The unit of rate constant for a zero order reaction.
(A) $mol\quad L^{ -1 }\quad { s }^{ -1 }$
(B) $L\quad mol^{ -1 }\quad s^{ -1 }$
(C) $L^{ 2 }\quad mol^{ -2 }\quad s^{ -1 }$
(D) ${ s }^{ -1 }$

Answer 1

Hint: We know that order of the reaction is the sum of powers of the chemical species that are involved in the rate law. Substitute the given order of the reaction and find out the integrated rate law equation. Then we can find expressions for rate constant and units can also be known.

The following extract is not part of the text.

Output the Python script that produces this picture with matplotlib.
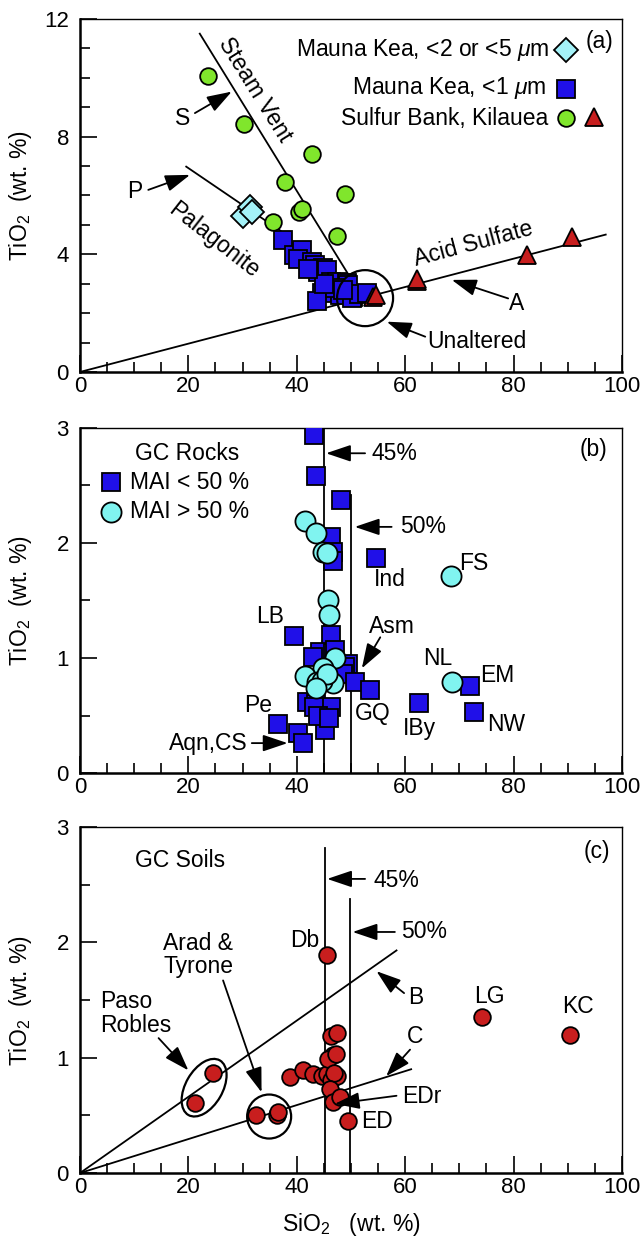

Complete step by step answer:
> We know that rate law is determined experimentally so the order of reaction can be calculated after experimenting. Let us consider the reaction involving single species and calculate integrated rate law for that reaction.
> Let Reaction be: $\left[ A \right] \quad \rightarrow \quad products$
Let x be the order of the reaction. Then the rate will be proportional to. $\left[ A \right] ^{ x }$. $\left[ A \right]$ is the concentration of the reactant. x is the order of the reaction.
> If we consider some proportionality constant k which is nothing but rate constant of the reaction. Then differential rate law will be:
\[-\dfrac { d\left[ A \right] }{ dt } \quad =\quad k\left[ A \right] ^{ x } \]
> We are given that the reaction is zero-order reaction so x = 0. We substitute this in the rate law equation.
\[\dfrac { d\left[ A \right] }{ dt } \quad =\quad -k\left[ A \right] ^{ 0 } \]
\[\dfrac { d\left[ A \right] }{ dt } \quad =\quad -k\]
\[d\left[ A \right] \quad =\quad -k\quad dt\]
Integrate on both sides we get integrated rate law.
\[\int { d\left[ A \right] \quad =\quad -\int { k } dt }\]
\[\left[ A \right] \quad =\quad -kt\quad +\quad c\]
Where c is integration constant.
\[\left[ A \right] \quad -\quad c\quad =\quad -kt\]
\[k\quad =\quad -\dfrac { \left[ A \right] \quad -\quad c }{ t } \]
\[k\quad =\quad \dfrac { c\quad -\quad \left[ A \right] }{ t }\]
The numerator has units of concentration and the denominator has units of time so fraction will have units of concentration per time.
Units of k = $\dfrac { mol\quad { L }^{ -1 } }{ s } \quad =\quad mol\quad { L }^{ -1 }\quad { s }^{ -1 }$
Therefore, option A is correct.

Note: Integration constant can be obtained by substituting initial concentration and time = 0. We considered the reaction of single chemical species so that integrated rate law can be derived easily. Some zero order reactions depend on the concentration of reactants.